Here are some good questions to ask before coding. Bonus points for you if you have already thought through this!

If the integer’s last digit is 0, what should the output be? ie, cases such as 10, 100.

Did you notice that the reversed integer might overflow? Assume the input is a 32-bit integer, then the reverse of 1000000003 overflows. How should you handle such cases?

For the purpose of this problem, assume that your function returns 0 when the reversed integer overflows.

Note:
The input is assumed to be a 32-bit signed integer. Your function should return 0 when the reversed integer overflows.

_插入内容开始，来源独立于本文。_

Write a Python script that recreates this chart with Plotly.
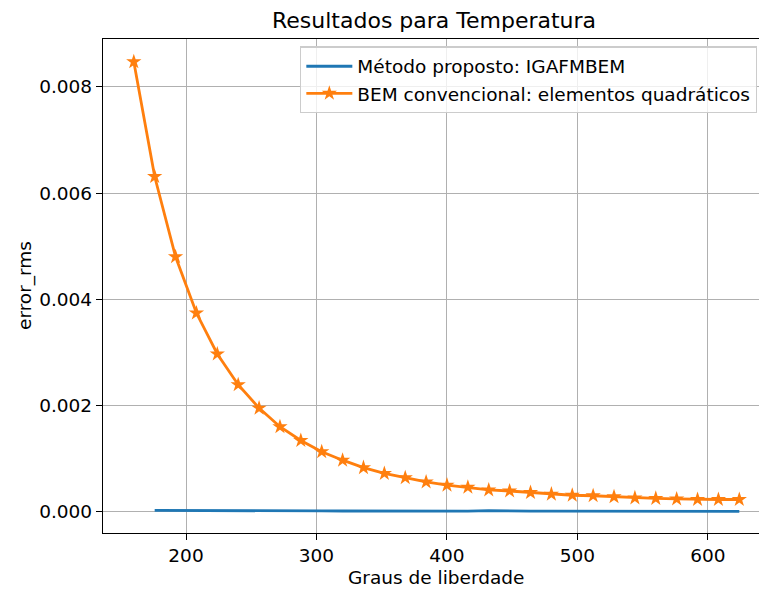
import plotly.graph_objects as go

# Data
dof_bem = [160, 176, 192, 208, 224, 240, 256, 272, 288, 304, 320, 336, 352, 368, 384,
           400, 416, 432, 448, 464, 480, 496, 512, 528, 544, 560, 576, 592, 608, 624]
err_bem = [0.00847, 0.00631, 0.00480, 0.00374, 0.00297, 0.00239, 0.00195, 0.00160,
           0.00134, 0.00113, 0.00097, 0.00083, 0.00072, 0.00064, 0.00056, 0.00050,
           0.00046, 0.00041, 0.00039, 0.00036, 0.00033, 0.00031, 0.00030, 0.00028,
           0.00026, 0.00025, 0.00024, 0.00023, 0.00023, 0.00023]

dof_iga = [176, 192, 208, 224, 240, 256, 272, 288, 304, 320, 336, 352, 368, 384, 400,
           416, 432, 448, 464, 480, 496, 512, 528, 544, 560, 576, 592, 608, 624]
err_iga = [0.000025, 0.000022, 0.000018, 0.000021, 0.000017, 0.000016, 0.000015,
           0.000012, 0.000014, 0.000013, 0.000012, 0.000011, 0.000012, 0.000013,
           0.000011, 0.000009, 0.000022, 0.000012, 0.000010, 0.000009, 0.000008,
           0.000009, 0.000008, 0.000008, 0.000007, 0.000008, 0.000007, 0.000007,
           0.000006]

x_ticks = [200, 300, 400, 500, 600]
y_ticks = [0.0, 0.002, 0.004, 0.006, 0.008]

FONT = "DejaVu Sans"
BLUE = "#1f77b4"
ORANGE = "#ff7f0e"
FS = 18.5

fig = go.Figure()
fig.add_trace(go.Scatter(
    x=dof_iga, y=err_iga, mode="lines", name="Método proposto: IGAFMBEM",
    line=dict(color=BLUE, width=2.8)))
fig.add_trace(go.Scatter(
    x=dof_bem, y=err_bem, mode="lines+markers",
    name="BEM convencional: elementos quadráticos",
    line=dict(color=ORANGE, width=2.8),
    marker=dict(symbol="star", size=11.5, color=ORANGE, line=dict(width=0))))

L, T, B = 103, 39, 56
W, H = 759, 589
pw = W - L
fig.update_layout(
    width=W, height=H,
    margin=dict(l=L, r=0, t=T, b=B, pad=0),
    paper_bgcolor="white", plot_bgcolor="white",
    font=dict(family=FONT, size=FS, color="black"),
    showlegend=True,
    legend=dict(
        x=0.997, xanchor="right", y=0.985, yanchor="top",
        bgcolor="rgba(255,255,255,0.8)", bordercolor="#cccccc", borderwidth=1.3,
        font=dict(family=FONT, size=FS, color="black"),
        tracegroupgap=0, itemwidth=46),
    xaxis=dict(
        range=[136.4, 639.1], tickvals=x_ticks, ticktext=[str(v) for v in x_ticks],
        showgrid=True, gridcolor="#b0b0b0", gridwidth=1.3,
        showline=True, linecolor="black", linewidth=1.4, mirror=True,
        ticks="outside", ticklen=6, tickwidth=1.3, tickcolor="black",
        zeroline=False, tickfont=dict(size=FS)),
    yaxis=dict(
        range=[-0.000401, 0.00890], tickvals=y_ticks,
        ticktext=[f"{v:.3f}" for v in y_ticks],
        showgrid=True, gridcolor="#b0b0b0", gridwidth=1.3,
        showline=True, linecolor="black", linewidth=1.4, mirror=False,
        ticks="outside", ticklen=6, tickwidth=1.3, tickcolor="black",
        zeroline=False, tickfont=dict(size=FS)),
    annotations=[
        dict(text="Resultados para Temperatura", xref="paper", yref="paper",
             x=(434 - L) / pw, y=1, yshift=19, xanchor="center", yanchor="middle",
             showarrow=False, font=dict(family=FONT, size=22, color="black")),
        dict(text="Graus de liberdade", xref="paper", yref="paper",
             x=(436 - L) / pw, y=0, yshift=-(577 - (H - B)), xanchor="center",
             yanchor="middle", showarrow=False,
             font=dict(family=FONT, size=FS, color="black")),
        dict(text="error_rms", xref="paper", yref="paper",
             x=0, xshift=-(L - 25), y=0.5, xanchor="center", yanchor="middle",
             textangle=-90, showarrow=False,
             font=dict(family=FONT, size=FS, color="black")),
    ],
)

fig.write_html("out.html")
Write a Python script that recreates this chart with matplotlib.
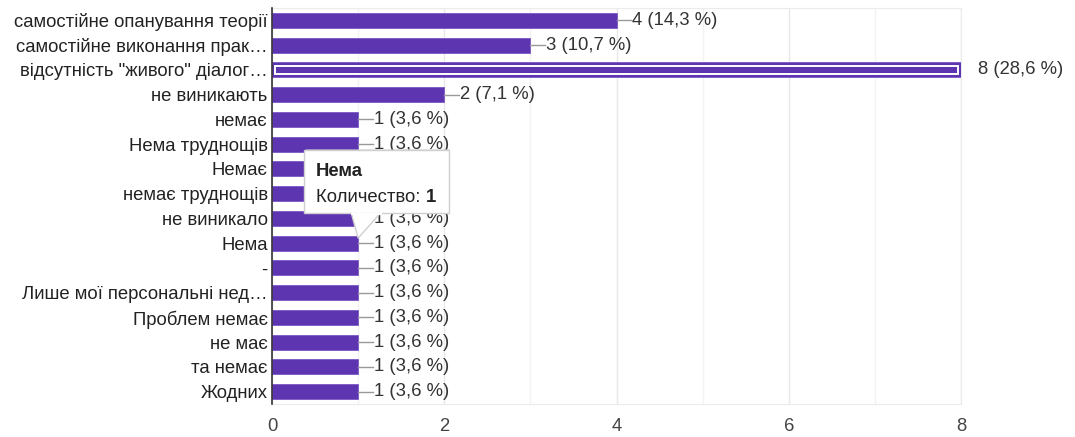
import matplotlib.pyplot as plt
from matplotlib.patches import Polygon, FancyBboxPatch
import numpy as np

plt.rcParams['font.family'] = ['Liberation Sans', 'DejaVu Sans']

categories = [
    'самостійне опанування теорії',
    'самостійне виконання прак…',
    'відсутність "живого" діалог…',
    'не виникають',
    'немає',
    'Нема труднощів',
    'Немає',
    'немає труднощів',
    'не виникало',
    'Нема',
    '-',
    'Лише мої персональні нед…',
    'Проблем немає',
    'не має',
    'та немає',
    'Жодних',
]
counts = [4, 3, 8, 2, 1, 1, 1, 1, 1, 1, 1, 1, 1, 1, 1, 1]
percents = ['14,3', '10,7', '28,6', '7,1', '3,6', '3,6', '3,6', '3,6', '3,6',
            '3,6', '3,6', '3,6', '3,6', '3,6', '3,6', '3,6']
highlight = 2          # bar with focus outline
tip_bar = 9            # bar the tooltip points at
xticks = [0, 2, 4, 6, 8]

purple = '#5e35b1'
fs = 13.3

fig = plt.figure(figsize=(10.75, 4.37), dpi=100)
ax = fig.add_axes([272/1075, 33/437, 689/1075, 396/437])

y = np.arange(len(categories))
ax.barh(y, counts, height=0.6, color=purple, edgecolor='#7b58c6', linewidth=0.6, zorder=3)
# focus outline on the third bar
ax.barh(y[highlight], counts[highlight] - 0.07, left=0.035, height=0.34,
        fill=False, edgecolor='white', linewidth=1.4, zorder=4)

for yi, c, p in zip(y, counts, percents):
    if c == max(counts):
        ax.text(c + 0.2, yi, f'{c} ({p} %)', va='center', ha='left',
                fontsize=fs, color='#333333', zorder=5)
    else:
        ax.plot([c, c + 0.17], [yi, yi], color='#999999', lw=1, zorder=5)
        ax.text(c + 0.18, yi, f'{c} ({p} %)', va='center', ha='left',
                fontsize=fs, color='#333333', zorder=5)

ax.set_xlim(0, 8)
ax.set_ylim(len(categories) - 0.5, -0.5)
ax.set_yticks(y)
ax.set_yticklabels(categories, fontsize=fs, color='#222222')
ax.set_xticks(xticks)
ax.set_xticklabels([str(t) for t in xticks], fontsize=fs, color='#444444')
ax.set_xticks([1, 3, 5, 7], minor=True)
ax.tick_params(axis='both', length=0, pad=3)
ax.tick_params(axis='x', pad=10)
ax.tick_params(axis='x', which='minor', length=0)
ax.grid(axis='x', which='major', color='#e8e8e8', lw=1, zorder=0)
ax.grid(axis='x', which='minor', color='#f3f3f3', lw=1, zorder=0)
for side in ['top', 'right', 'bottom']:
    ax.spines[side].set_color('#ebebeb')
ax.spines['left'].set_color('#333333')
ax.spines['left'].set_linewidth(1.2)
ax.spines['left'].set_zorder(6)

# tooltip
bx0, bx1 = 0.37, 2.05
by0, by1 = 5.24, 7.80
shadow = FancyBboxPatch((bx0 + 0.02, by0 - 0.06), bx1 - bx0, by1 - by0,
                        boxstyle='square,pad=0', facecolor='#cccccc', alpha=0.5,
                        edgecolor='none', zorder=7)
ax.add_patch(shadow)
box = FancyBboxPatch((bx0, by0), bx1 - bx0, by1 - by0, boxstyle='square,pad=0',
                     facecolor='white', edgecolor='#cfcfcf', lw=1, zorder=8)
ax.add_patch(box)
pointer = Polygon([[0.92, by1 - 0.02], [1.26, by1 - 0.02], [1.0, tip_bar - 0.2]],
                  closed=True, facecolor='white', edgecolor='#cfcfcf', lw=1, zorder=8)
ax.add_patch(pointer)
ax.plot([0.93, 1.25], [by1, by1], color='white', lw=2, zorder=9)
ax.text(0.51, 6.1, categories[tip_bar], fontsize=fs, fontweight='bold',
        color='#222222', va='center', ha='left', zorder=10)
t = ax.text(0.51, 7.15, 'Количество: ', fontsize=fs, color='#222222',
            va='center', ha='left', zorder=10)
ax.annotate(str(counts[tip_bar]), xycoords=t, xy=(1, 0.5), va='center', ha='left',
            fontsize=fs, fontweight='bold', color='#222222', zorder=10)

fig.savefig('out.png', dpi=100)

这道题很简单，题意就不说了，我的做法是把数字转化为字符串，然后反转字符串,Java中有StringBuilder，C++中有STL可以直接反转，假如超出范围，按照题意直接返回0即可。
代码如下：

import java.util.ArrayList;


public class Solution 
{
     public int reverse(int x) 
     {
         boolean isPos= x>=0? true :false;
         String res=new StringBuilder(Math.abs(x)+"").reverse().toString();      
         int fin=0;
         try {
             fin=isPos? Integer.parseInt(res.trim()) : -1*Integer.parseInt(res.trim());
        } catch (NumberFormatException e)
        {
            //字符串格式问题，超出Int的表示范围等等情况都按照0处理
            fin=0;
        }
         return fin;
     }

    public static void main(String[] args) 
    {
        Solution solution=new Solution();
        System.out.println(solution.reverse(1534236469));
    }
}

下面的是C++做法，就是使用long long 数据类型去处理溢出问题。

代码如下：

#include <iostream>
#include <limits>
#include <cmath>
using namespace std;


class Solution 
{
public:
    int reverse(int x) 
    {
        long long tmp = abs(x);
        long long res = 0;
        while (tmp > 0)
        {
            res = res * 10 + tmp % 10;
            if (res > numeric_limits<int>::max())
                return 0;
            tmp = tmp / 10;
        }
        return (x > 0)? (int)(res): (int)(-res);
    }
};